The deadline has passed for submitting applications for the 2016-2017 academic year. Applications for the 2017-2018 academic year will be accepted from September 1, 2016, until January 3, 2017.
To submit an application, click here to go to Laney Graduate School's admissions site.
If you would like to receive more information about earning a PhD in Economics from Emory University, please click this link and complete the Inquiry Form.
The Economics Ph.D.
Do you find it easy to immerse yourself in dispassionate and impartial analyses of economic issues? Do you see yourself teaching the difficult and subtle interrelationships of economic incentives, opportunities, and outcomes? Do you hope to work in a field in which analytical economic expertise is productive? If you answer yes to one or more of these questions, then study toward the Ph.D. at Emory may be the right choice for you.
If you are primarily interested in applying economic concepts to business strategy questions involving marketing, production, and efficient organization, then a Master of Business Administration (MBA) program is probably your best choice. If you are primarily interested in policy analysis and issues related to government administration, then a degree from a public policy school may be appropriate, although a Ph.D. in economics can also lead to this kind of career.
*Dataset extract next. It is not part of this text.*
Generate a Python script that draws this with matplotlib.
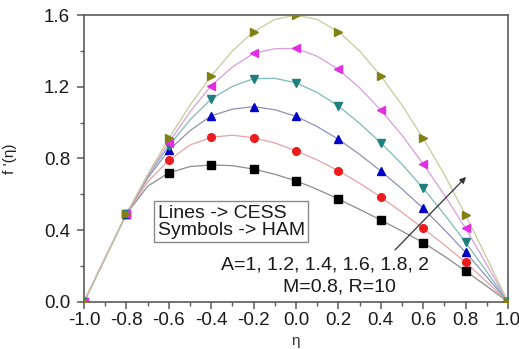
import numpy as np
import matplotlib
matplotlib.use("Agg")
import matplotlib.pyplot as plt
from matplotlib.ticker import MultipleLocator

plt.rcParams['font.family'] = ['Liberation Sans', 'DejaVu Sans']

# CESS solution (lines), eta every 0.1
eta_line = [-1.0, -0.9, -0.8, -0.7, -0.6, -0.5, -0.4, -0.3, -0.2, -0.1, 0.0,
            0.1, 0.2, 0.3, 0.4, 0.5, 0.6, 0.7, 0.8, 0.9, 1.0]
cess_a10 = [0, 0.245, 0.49, 0.645, 0.72, 0.755, 0.764, 0.760, 0.741, 0.712, 0.676,
            0.628, 0.574, 0.516, 0.457, 0.395, 0.331, 0.255, 0.173, 0.088, 0]
cess_a12 = [0, 0.245, 0.49, 0.67, 0.79, 0.875, 0.918, 0.930, 0.916, 0.887, 0.843,
            0.792, 0.732, 0.662, 0.585, 0.500, 0.410, 0.318, 0.221, 0.112, 0]
cess_a14 = [0, 0.245, 0.49, 0.69, 0.846, 0.955, 1.038, 1.075, 1.089, 1.072, 1.035,
            0.978, 0.907, 0.823, 0.730, 0.630, 0.522, 0.403, 0.277, 0.140, 0]
cess_a16 = [0, 0.245, 0.49, 0.70, 0.870, 1.015, 1.132, 1.202, 1.245, 1.247, 1.222,
            1.168, 1.093, 0.996, 0.888, 0.768, 0.634, 0.488, 0.333, 0.168, 0]
cess_a18 = [0, 0.245, 0.49, 0.705, 0.888, 1.060, 1.206, 1.310, 1.386, 1.412, 1.414,
            1.370, 1.297, 1.194, 1.070, 0.930, 0.769, 0.597, 0.410, 0.208, 0]
cess_a20 = [0, 0.245, 0.49, 0.71, 0.912, 1.097, 1.260, 1.400, 1.507, 1.575, 1.600,
            1.575, 1.507, 1.400, 1.260, 1.097, 0.912, 0.710, 0.485, 0.245, 0]

# HAM solution (symbols), eta every 0.2
eta_ham = [-1.0, -0.8, -0.6, -0.4, -0.2, 0.0, 0.2, 0.4, 0.6, 0.8, 1.0]
ham_a10 = [0, 0.49, 0.72, 0.764, 0.741, 0.676, 0.574, 0.457, 0.331, 0.173, 0]
ham_a12 = [0, 0.49, 0.79, 0.918, 0.916, 0.843, 0.732, 0.585, 0.410, 0.221, 0]
ham_a14 = [0, 0.49, 0.846, 1.038, 1.089, 1.035, 0.907, 0.730, 0.522, 0.277, 0]
ham_a16 = [0, 0.49, 0.870, 1.132, 1.245, 1.222, 1.093, 0.888, 0.634, 0.333, 0]
ham_a18 = [0, 0.49, 0.888, 1.206, 1.386, 1.414, 1.297, 1.070, 0.769, 0.410, 0]
ham_a20 = [0, 0.49, 0.912, 1.260, 1.507, 1.600, 1.507, 1.260, 0.912, 0.485, 0]

cess = [cess_a10, cess_a12, cess_a14, cess_a16, cess_a18, cess_a20]
ham = [ham_a10, ham_a12, ham_a14, ham_a16, ham_a18, ham_a20]

line_colors = ['#8c8c8c', '#e6a3a6', '#8f8fb8', '#7fb9b9', '#d79ddc', '#c9c99a']
sym_colors = ['#000000', '#ee1c1c', '#0000c8', '#1f7f7f', '#e22ee2', '#808015']
markers = ['s', 'o', '^', 'v', '<', '>']

fig = plt.figure(figsize=(5.19, 3.49), dpi=100)
ax = fig.add_axes([0.1618, 0.1347, 0.817, 0.8223])

for k in range(6):
    ax.plot(eta_line, cess[k], '-', color=line_colors[k], lw=0.9, zorder=2)
for k in range(6):
    ax.plot(eta_ham, ham[k], linestyle='none', marker=markers[k], ms=5.5,
            color=sym_colors[k], mec=sym_colors[k], zorder=3)

ax.set_xlim(-1.0, 1.0)
ax.set_ylim(0.0, 1.6)
ax.xaxis.set_major_locator(MultipleLocator(0.2))
ax.xaxis.set_minor_locator(MultipleLocator(0.1))
ax.yaxis.set_major_locator(MultipleLocator(0.4))
ax.yaxis.set_minor_locator(MultipleLocator(0.2))
ax.xaxis.set_major_formatter(plt.FormatStrFormatter('%.1f'))
ax.yaxis.set_major_formatter(plt.FormatStrFormatter('%.1f'))

for s in ax.spines.values():
    s.set_color('#5a5a5a')
    s.set_linewidth(1.2)
ax.tick_params(which='major', direction='out', length=5, width=1.1,
               color='#5a5a5a', labelsize=13.5, labelcolor='#1a1a1a')
ax.tick_params(axis='x', which='major', pad=2)
ax.tick_params(axis='y', which='major', pad=5)
ax.tick_params(which='minor', direction='out', length=3, width=1.0, color='#5a5a5a')
ax.tick_params(top=False, right=False, which='both')

ax.set_xlabel('η', fontsize=11, color='#333333')
ax.xaxis.set_label_coords(0.5, -0.11)
ax.set_ylabel("f '(η)", fontsize=11, color='#222222')
ax.yaxis.set_label_coords(-0.158, 0.5)

ax.text(0.347, 0.279, 'Lines -> CESS\nSymbols -> HAM', transform=ax.transAxes,
        ha='center', va='center', multialignment='left', fontsize=14,
        linespacing=1.0, color='#1a1a1a',
        bbox=dict(boxstyle='square,pad=0.18', fc='white', ec='#8a8a8a', lw=1.0))
ax.text(0.5696, 0.129, 'A=1, 1.2, 1.4, 1.6, 1.8, 2', transform=ax.transAxes,
        ha='center', va='center', fontsize=14, color='#1a1a1a')
ax.text(0.6026, 0.052, 'M=0.8, R=10', transform=ax.transAxes,
        ha='center', va='center', fontsize=14, color='#1a1a1a')

# arrow for increasing A
ax.annotate('', xy=(0.802, 0.697), xytext=(0.467, 0.29),
            arrowprops=dict(arrowstyle='-|>', color='#333333', lw=0.9,
                            mutation_scale=9, shrinkA=0, shrinkB=0))

fig.savefig('out.png', dpi=100)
If you are interested in a research degree but prefer finance, marketing, management, or operations research, then a doctorate degree in business administration (DBA) is the right choice for you. Although the Ph.D. in economics and business are similar, research undertaken by economics graduate students is usually more motivated by policy issues rather than industry questions.
At Emory, we only admit students interested in obtaining the Ph.D. degree. Most graduate students are apprentice faculty who conduct research and teach courses. Many economics Ph.D.'s do indeed spend at least part of their careers in academia. Others pursue careers in full-time research in private research institutions, government, large corporations, financial institutions, or trade associations. For example, we have close ties with the Atlanta Federal Reserve Bank and a great record of placing students at the Federal Reserve, where they are engaged in policy work.
The Ph.D. in Economics at Emory
The Emory Ph.D. Program puts students on the "intellectual frontier" of the economic discipline by introducing them to the leading-edge theories and techniques. With this training, students can actively investigate research questions of particular interest and importance to them.
The hallmark of the Emory Ph.D. Program is close interaction between faculty and students. Classes are small and interactive and students have the opportunity to obtain a deep understanding of the material. The faculty are eager to mentor students and involve them in their research. In fact, many students write research papers with the faculty. In some cases, this work is integrated into the dissertation. Joint work is submitted to academic journals for publication. Students are provided the opportunity to present research in the weekly department seminars, as well as in non-Emory academic conferences.
Our key strengths are:
Small student to faculty ratio and small, interactive classes
Energetic, research-driven faculty
Close collaboration between faculty and students
Financial support contingent upon acceptable progress towards degree completion
No work requirement for the first year students, so they can focus on their coursework
Close ties with the Goizueta Business School, Rollins School of Public Health, and the Federal Reserve Bank of Atlanta for courses and research
The Economics Department at Emory University offers a Doctor of Philosophy (Ph.D.) in Economics, which is the highest degree awarded by universities. Students undertake an extensive program of study and research in economics. Ph.D. study culminates with a doctoral thesis, which is an original and thorough contribution to the subject. Successful students demonstrate original thinking and an inclination towards intensive research work.
The Emory Ph.D. program in Economics prepares students to become productive scholars and effective teachers in colleges and universities. Our graduates are also well prepared for research positions in private research organizations, industry, and government. Students first master the core areas of microeconomics, macroeconomics and probability, statistics, and econometrics. They demonstrate their command of these subjects by passing comprehensive core examinations. The program also provides students with an understanding of research methodology and research methods and techniques, including econometrics and qualitative methods. During the second and third years, students focus their studies in specialized fields offered by the department itself and interdisciplinary areas offered in cooperation with other departments and schools in the University.
We provide the student with the research training and tools necessary to contribute to the expansion of knowledge in economics. Our department has an intellectually challenging atmosphere of collegial scholarship. It provides the opportunity to study topics in the core fields of microeconomics, macroeconomics, and econometrics, and in established fields of law and economics, health economics, public economics, international trade, and industrial organization.
The Ph.D. program in economics at Emory is a full-time program. While some students may earn their Ph.D. in four years, most will finish in five years. Graduate students are expected to reside in Atlanta area and take classes and conduct research at Emory. With rare exception, all graduate students receive a tuition waiver, a competitive stipend, and other benefits available to Emory students, provided they are in good standing in the program.